New Constitution: a way out of corruption

On Sept. 28, Ecuadorian voters passed their countries new constitution with an overwhelming majority. The constitution will put more power in the hands of Ecuador’s socialist president, Rafael Correa, and allow him to maintain in office until 2017.Last summer, Correa began drafting with his administration and supporters a new constitution that they hope will bring Ecuador up to a new and improved direction.

According to The Los Angeles Times, Correa reminds the people that it is not time to relax,

“I call on all Ecuadorians of good will and faith to put their shoulders and hearts together and build together the Ecuador that we have been fighting and hoping for and which starting today is approaching reality,” Correa said.

Many supporters of the new constitution see it as a way to drag their country out of the economic hole it has been quickly sinking into. Correa is one of seven presidents this decade and, considering the overwhelming reaction at the polls and voter turnout, he is making an impact on his country.

The new constitution, a whopping 444-article piece of legislation, contains many articles that some hope will send Ecuador into a brighter tomorrow.

Some of the new laws include new rights for homosexuals who are pursuing civil unions, and a ban on transgenic crops. Most importantly, they allow Correa to keep his office until 2017. Also, it gives him the ability to abolish the National Congress once each term, which would trigger an election shortly after.

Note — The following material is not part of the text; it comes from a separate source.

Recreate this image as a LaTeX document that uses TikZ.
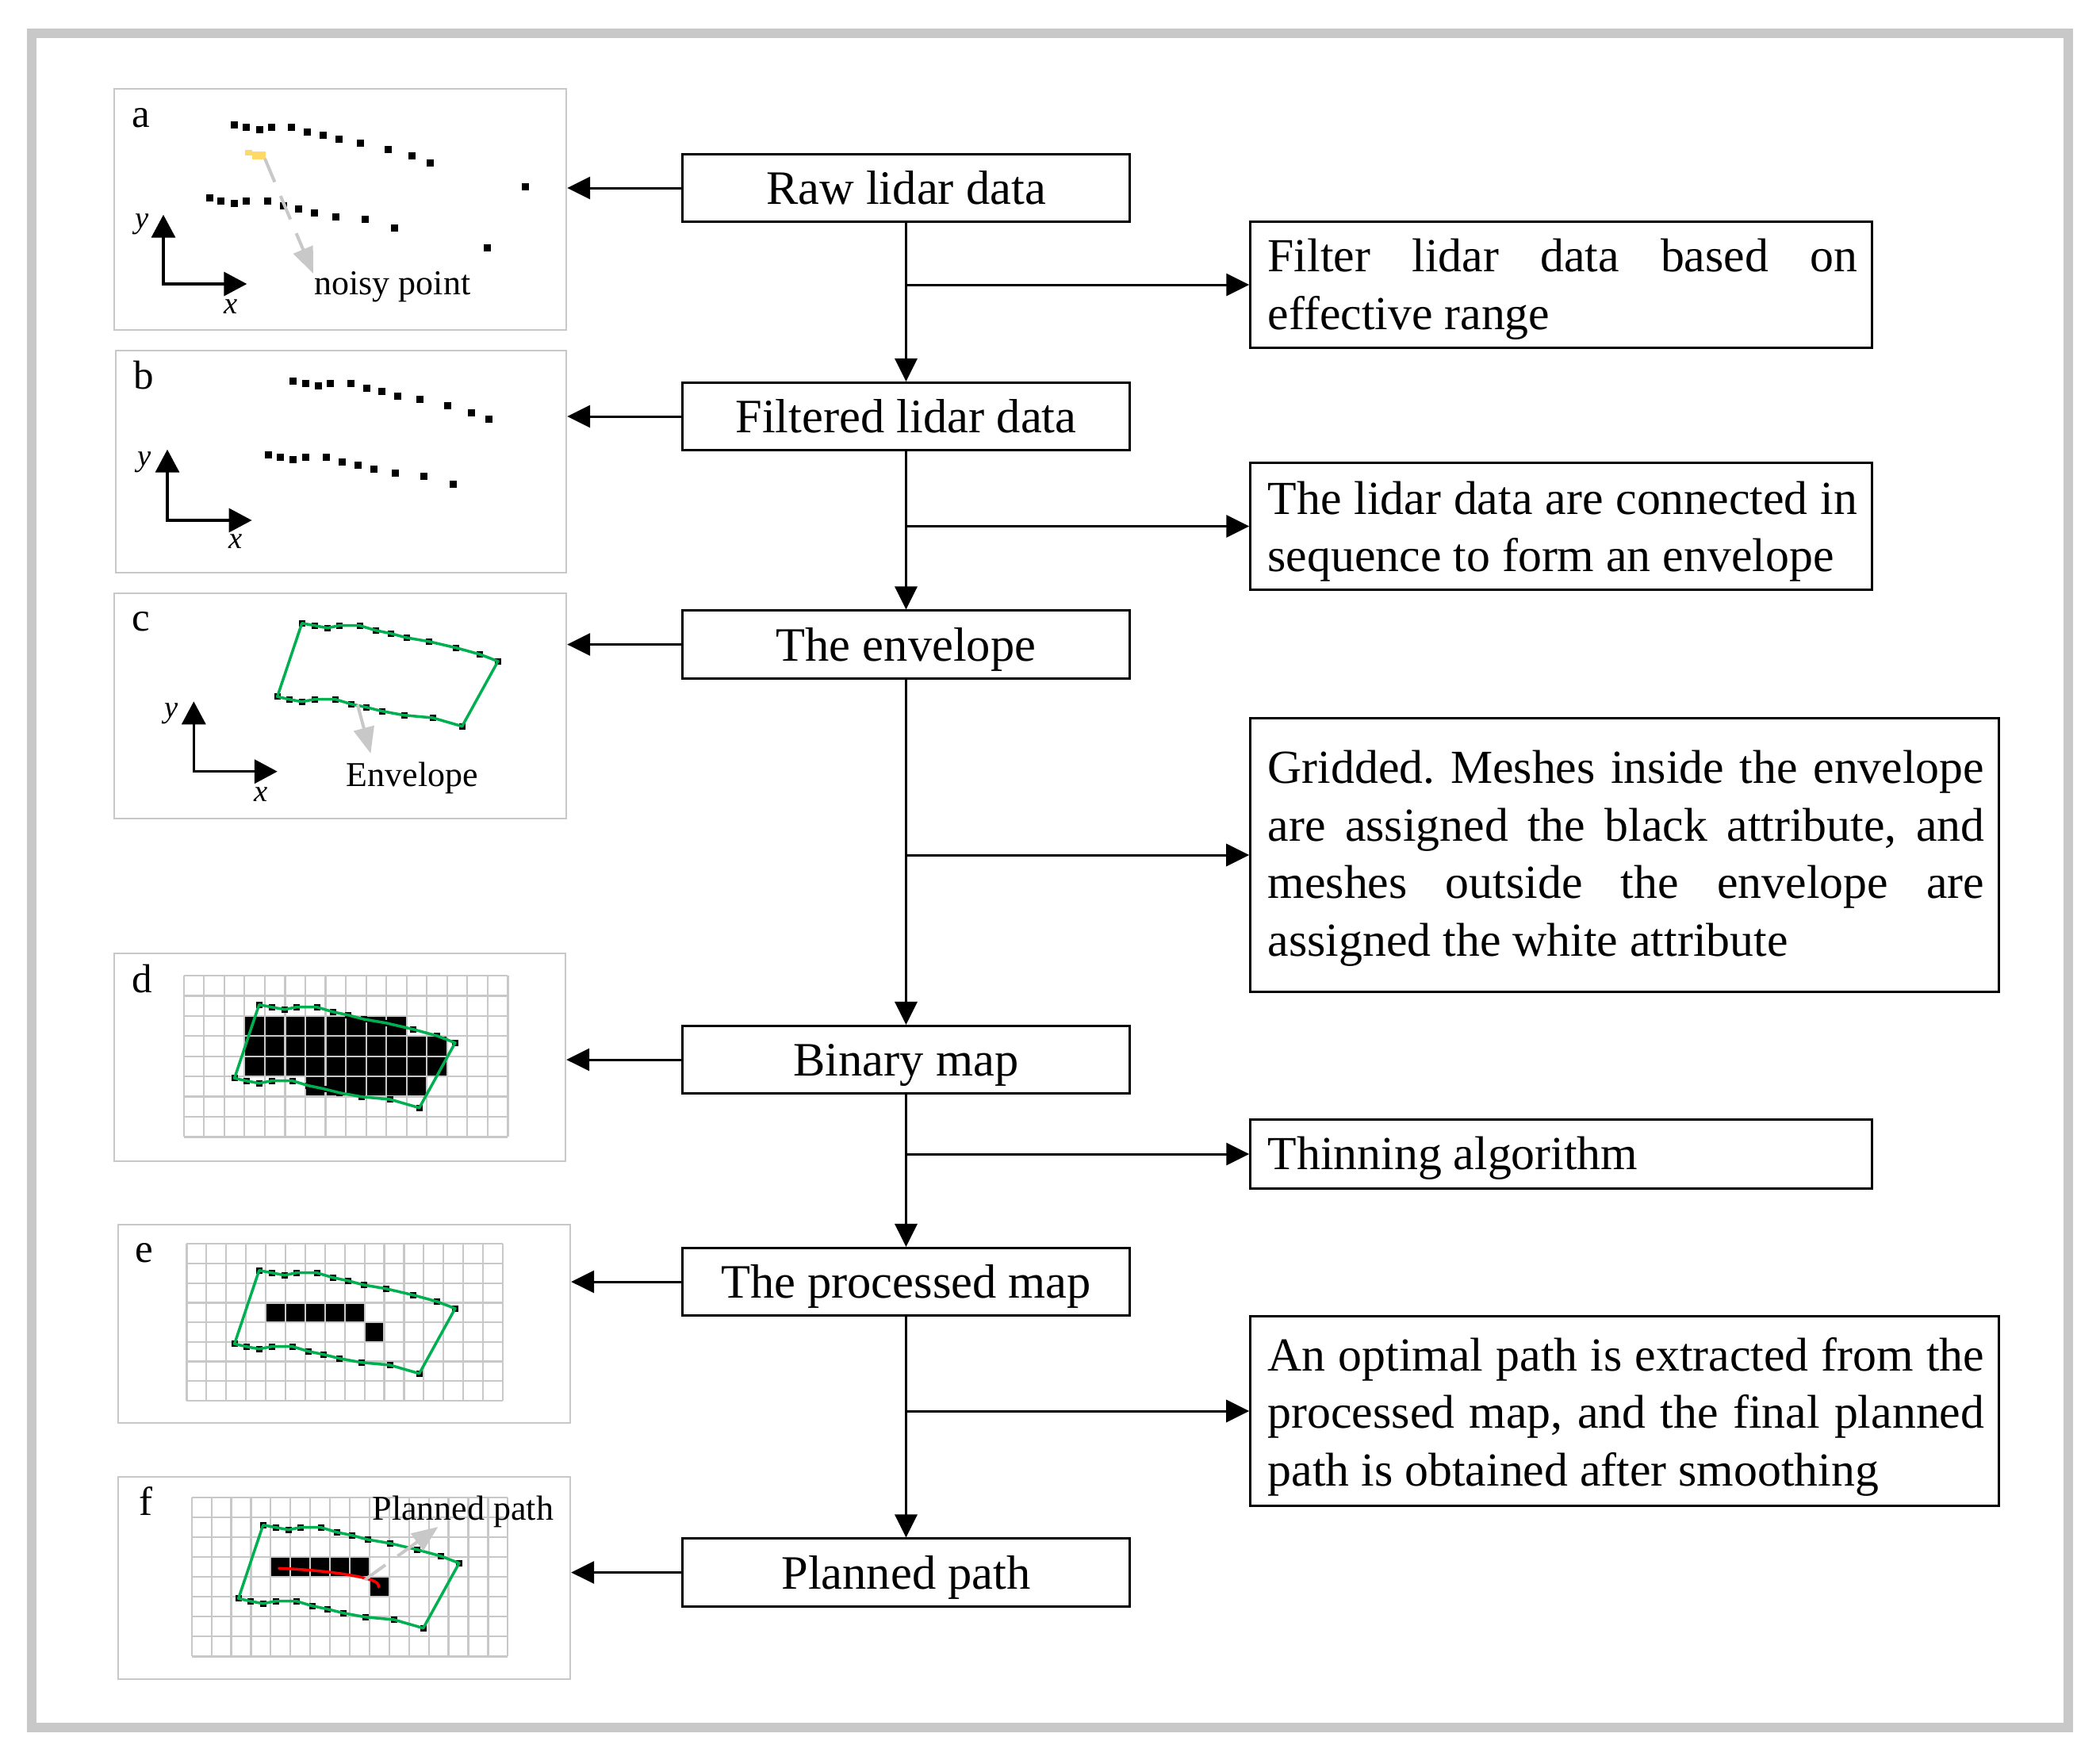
\documentclass[tikz,border=0pt]{standalone}
\usepackage{fontspec}
\setmainfont{Liberation Serif}
\usetikzlibrary{arrows.meta}
\definecolor{lgray}{RGB}{200,200,200}
\definecolor{envgreen}{RGB}{0,176,80}
\definecolor{noisy}{RGB}{255,217,102}
\newcommand\toppts{369.7/480.7, 385.6/483.7, 401.9/486.7, 416.7/483.7, 442.6/483.7, 462.6/489.7, 481.8/493.7, 501.8/499, 529.6/503.7, 564/511.7, 594.3/520, 616.9/528.7}
\newcommand\botpts{338.7/573.3, 353.5/576.7, 369.7/579.7, 385.6/576.7, 411.9/576.7, 431.9/582.7, 451.1/586.7, 471.1/591.7, 498.5/596.7, 534.7/600, 571.7/610.7}
\newcommand\envpath{(369.7,480.7) -- (385.6,483.7) -- (401.9,486.7) -- (416.7,483.7) -- (442.6,483.7) -- (462.6,489.7) -- (481.8,493.7) -- (501.8,499) -- (529.6,503.7) -- (564,511.7) -- (594.3,520) -- (616.9,528.7) -- (571.7,610.7) -- (534.7,600) -- (498.5,596.7) -- (471.1,591.7) -- (451.1,586.7) -- (431.9,582.7) -- (411.9,576.7) -- (385.6,576.7) -- (369.7,579.7) -- (353.5,576.7) -- (338.7,573.3) -- cycle}
\newcommand\jl[2]{\makebox[#1][s]{#2}}
\newcommand\ns{\spaceskip=0pt\relax\xspaceskip=0pt\relax}
\newcommand\gridlines{%
  \foreach \i in {0,...,16} {\draw[gridl] (\i,0) -- (\i,8);}
  \foreach \j in {0,...,8} {\draw[gridl] (0,\j) -- (16,\j);}}
\frenchspacing
\begin{document}
\begin{tikzpicture}[x=0.01cm,y=-0.01cm,
  panel/.style={draw=lgray, line width=0.02cm, inner sep=0, fill=white},
  cbox/.style={draw, line width=0.03cm, minimum width=5.63cm, minimum height=0.85cm, inner sep=0, text height=0.41cm, text depth=0cm, font=\fontsize{17.2pt}{20.5pt}\selectfont},
  rbox/.style={draw, line width=0.03cm, inner sep=0},
  rtext/.style={inner sep=0, anchor=north west, align=left, font=\fontsize{17pt}{20.6pt}\selectfont},
  arr/.style={line width=0.03cm, -{Triangle[length=0.29cm,width=0.28cm]}},
  axis/.style={line width=0.035cm, {Triangle[length=0.29cm,width=0.30cm]}-{Triangle[length=0.29cm,width=0.30cm]}},
  garr/.style={draw=lgray, line width=0.04cm, -{Triangle[length=0.33cm,width=0.26cm]}},
  gdash/.style={dash pattern=on 0.32cm off 0.19cm},
  env/.style={draw=envgreen, line width=0.035cm, line join=round},
  gridl/.style={draw=lgray, line width=0.022cm},
  lbl/.style={font=\fontsize{14.5pt}{17pt}\selectfont, inner sep=0, anchor=base west},
  ann/.style={font=\fontsize{12.5pt}{15pt}\selectfont, inner sep=0, anchor=base west},
  axl/.style={font=\fontsize{11pt}{13pt}\selectfont\itshape, inner sep=0}]
\useasboundingbox (0,0) rectangle (2648,2224);
\draw[draw=lgray, line width=0.12cm] (40,42) rectangle (2608,2178);

% panels
\node[panel, minimum width=5.70cm, minimum height=3.04cm] (pa) at (429,264) {};
\node[panel, minimum width=5.68cm, minimum height=2.80cm] (pb) at (430,582) {};
\node[panel, minimum width=5.70cm, minimum height=2.84cm] (pc) at (429,890) {};
\node[panel, minimum width=5.69cm, minimum height=2.62cm] (pd) at (428.5,1333) {};
\node[panel, minimum width=5.70cm, minimum height=2.50cm] (pe) at (434,1669) {};
\node[panel, minimum width=5.70cm, minimum height=2.55cm] (pf) at (434,1989.5) {};

\node[lbl] (la) at (166,160) {a};
\node[lbl] (lb) at (168,490) {b};
\node[lbl] (lc) at (166,795) {c};
\node[lbl] (ld) at (166,1251.7) {d};
\node[lbl] (le) at (170,1591.7) {e};
\node[lbl] (lf) at (175,1910) {f};

% panel a
\begin{scope}[shift={(-74.7,-323.5)}]
\foreach \x/\y in \toppts {\fill (\x-4.5,\y-4.5) rectangle (\x+4.5,\y+4.5);}
\foreach \x/\y in \botpts {\fill (\x-4.5,\y-4.5) rectangle (\x+4.5,\y+4.5);}
\end{scope}
\fill (657.5,231.2) rectangle (666.5,240.2);
\fill (609.5,308.2) rectangle (618.5,317.2);
\fill[noisy] (309.4,189) rectangle (317.6,195.7);
\fill[noisy] (317.6,191) rectangle (335,200.7);
\coordinate (na) at (334,200);
\coordinate (nb) at (395,345);
\draw[garr, gdash] (na) -- (nb);
\node[ann] (tnoisy) at (396,371.7) {noisy point};
\draw[axis] (206,270.7) -- (206,358) -- (311.3,358);
\node[axl] (ya) at (179,283) {y};
\node[axl] (xa) at (291,387) {x};

% panel b
\foreach \x/\y in \toppts {\fill (\x-4.5,\y-4.5) rectangle (\x+4.5,\y+4.5);}
\foreach \x/\y in \botpts {\fill (\x-4.5,\y-4.5) rectangle (\x+4.5,\y+4.5);}
\draw[axis] (211,566.7) -- (211,656) -- (317.6,656);
\node[axl] (yb) at (182.5,583) {y};
\node[axl] (xb) at (297,683) {x};

% panel c
\begin{scope}[shift={(11,305)}]
\foreach \x/\y in \toppts {\fill (\x-4,\y-4) rectangle (\x+4,\y+4);}
\foreach \x/\y in \botpts {\fill (\x-4,\y-4) rectangle (\x+4,\y+4);}
\draw[env] \envpath;
\end{scope}
\coordinate (ea) at (450.8,888.3);
\coordinate (eb) at (467.4,950);
\draw[garr] (ea) -- (eb);
\node[ann] (tenv) at (436,991.7) {Envelope};
\draw[axis] (244.3,884.3) -- (244.3,972.7) -- (349.8,972.7);
\node[axl] (yc) at (215.8,900) {y};
\node[axl] (xc) at (329.4,1001.7) {x};

% panel d
\begin{scope}[shift={(231.7,1230)}, x=0.2553cm, y=-0.2541cm]
\fill (3,2) rectangle (11,3);
\fill (3,3) rectangle (13,5);
\fill (6,5) rectangle (12,6);
\gridlines
\end{scope}
\begin{scope}[shift={(-43,786)}]
\foreach \x/\y in \toppts {\fill (\x-4,\y-4) rectangle (\x+4,\y+4);}
\foreach \x/\y in \botpts {\fill (\x-4,\y-4) rectangle (\x+4,\y+4);}
\draw[env] \envpath;
\end{scope}

% panel e
\begin{scope}[shift={(235.4,1568.3)}, x=0.249cm, y=-0.2468cm]
\fill (4,3) rectangle (9,4);
\fill (9,4) rectangle (10,5);
\gridlines
\end{scope}
\begin{scope}[shift={(-43,1121)}]
\foreach \x/\y in \toppts {\fill (\x-4,\y-4) rectangle (\x+4,\y+4);}
\foreach \x/\y in \botpts {\fill (\x-4,\y-4) rectangle (\x+4,\y+4);}
\draw[env] \envpath;
\end{scope}

% panel f
\begin{scope}[shift={(241.7,1887.7)}, x=0.249cm, y=-0.2508cm]
\fill (4,3) rectangle (9,4);
\fill (9,4) rectangle (10,5);
\gridlines
\end{scope}
\begin{scope}[shift={(-38,1442)}]
\foreach \x/\y in \toppts {\fill (\x-4,\y-4) rectangle (\x+4,\y+4);}
\foreach \x/\y in \botpts {\fill (\x-4,\y-4) rectangle (\x+4,\y+4);}
\draw[env] \envpath;
\end{scope}
\draw[red, line width=0.035cm, line cap=round] (351.6,1977.3) .. controls (400,1979) and (445,1985) .. (465,1991) .. controls (475,1994) and (478,1997) .. (477.4,2001);
\coordinate (pa1) at (460,1991.7);
\coordinate (pa2) at (552.5,1925);
\draw[garr, gdash] (pa1) -- (pa2);
\node[ann] (tplan) at (469,1916.7) {Planned path};

% center column
\node[cbox] (c1) at (1142.5,237) {Raw lidar data};
\node[cbox] (c2) at (1142.5,525) {Filtered lidar data};
\node[cbox] (c3) at (1142.5,812.5) {The envelope};
\node[cbox] (c4) at (1142.5,1336) {Binary map};
\node[cbox] (c5) at (1142.5,1616) {The processed map};
\node[cbox] (c6) at (1142.5,1982.5) {Planned path};

% right column boxes
\node[rbox, minimum width=7.83cm, minimum height=1.58cm] (r1) at (1968.5,359) {};
\node[rbox, minimum width=7.83cm, minimum height=1.59cm] (r2) at (1968.5,663.5) {};
\node[rbox, minimum width=9.43cm, minimum height=3.44cm] (r3) at (2048.5,1078) {};
\node[rbox, minimum width=7.83cm, minimum height=0.86cm] (r4) at (1968.5,1455) {};
\node[rbox, minimum width=9.43cm, minimum height=2.38cm] (r5) at (2048.5,1779) {};
% right column texts
\node[rtext, text width=7.43cm] (t1) at (1598,300.7) {\ns\jl{7.43cm}{Filter lidar data based on}\\effective range};
\node[rtext, text width=7.43cm] (t2) at (1598,606) {\ns\jl{7.43cm}{The lidar data are connected in}\\sequence to form an envelope};
\node[rtext, text width=9.03cm] (t3) at (1598,945.7) {\ns\jl{9.03cm}{Gridded. Meshes inside the envelope}\\\jl{9.03cm}{are assigned the black attribute, and}\\\jl{9.03cm}{meshes outside the envelope are}\\assigned the white attribute};
\node[rtext, text width=7.43cm] (t4) at (1598,1432) {\ns Thinning algorithm};
\node[rtext, text width=9.03cm] (t5) at (1598,1685.6) {\ns\jl{9.03cm}{An optimal path is extracted from the}\\\jl{9.03cm}{processed map, and the final planned}\\path is obtained after smoothing};

% vertical flow
\draw[arr] (c1.south) -- (c2.north);
\draw[arr] (c2.south) -- (c3.north);
\draw[arr] (c3.south) -- (c4.north);
\draw[arr] (c4.south) -- (c5.north);
\draw[arr] (c5.south) -- (c6.north);
% branches
\coordinate (j1) at (c1.south |- r1.west);
\coordinate (j2) at (c2.south |- r2.west);
\coordinate (j3) at (c3.south |- r3.west);
\coordinate (j4) at (c4.south |- r4.west);
\coordinate (j5) at (c5.south |- r5.west);
\draw[arr] (j1) -- (r1.west);
\draw[arr] (j2) -- (r2.west);
\draw[arr] (j3) -- (r3.west);
\draw[arr] (j4) -- (r4.west);
\draw[arr] (j5) -- (r5.west);
% left arrows
\draw[arr] (c1.west) -- (c1.west -| pa.east);
\draw[arr] (c2.west) -- (c2.west -| pb.east);
\draw[arr] (c3.west) -- (c3.west -| pc.east);
\draw[arr] (c4.west) -- (c4.west -| pd.east);
\draw[arr] (c5.west) -- (c5.west -| pe.east);
\draw[arr] (c6.west) -- (c6.west -| pf.east);
\end{tikzpicture}
\end{document}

The Los Angeles Times quotes construction worker Francisco Tuaponte, who said that he barely makes enough money to keep from starving. Previous leaders “ran the country like their own private hacienda for too long. Correa will get us out of the mess we’re in.”

Supporters of Correa say that the new laws will give the president more control over the economy. Critics of the new laws say that this new piece of legislation could turn Correa into a powerful dictator.

Correa has shown strong use of power in the past, such as when he ordered a state takeover of major television stations. The government chalked it up to the owners owing them cash but in reality it is assumed Correa made the move to gain support for the new constitution. The takeover was, in the end, widely popular, according to The Washington Post.

In Ecuador, there has never been a problem with ousting a president that outlived their welcome in office. Three of the seven presidential shifts this decade were completed through a military coup.

An Ecuadorian citizen was quoted in The Washington Post. “We expect a change. We expect the government to meet its promises,” said Beatriz Astudillo outside a polling station in Quito.

The Washington Post quotes Correa, “Today, Ecuador has decided on a new nation. The old structures are defeated,” Correa told cheering supporters in the coastal city of Guayaquil. “This confirms the citizens’ revolution.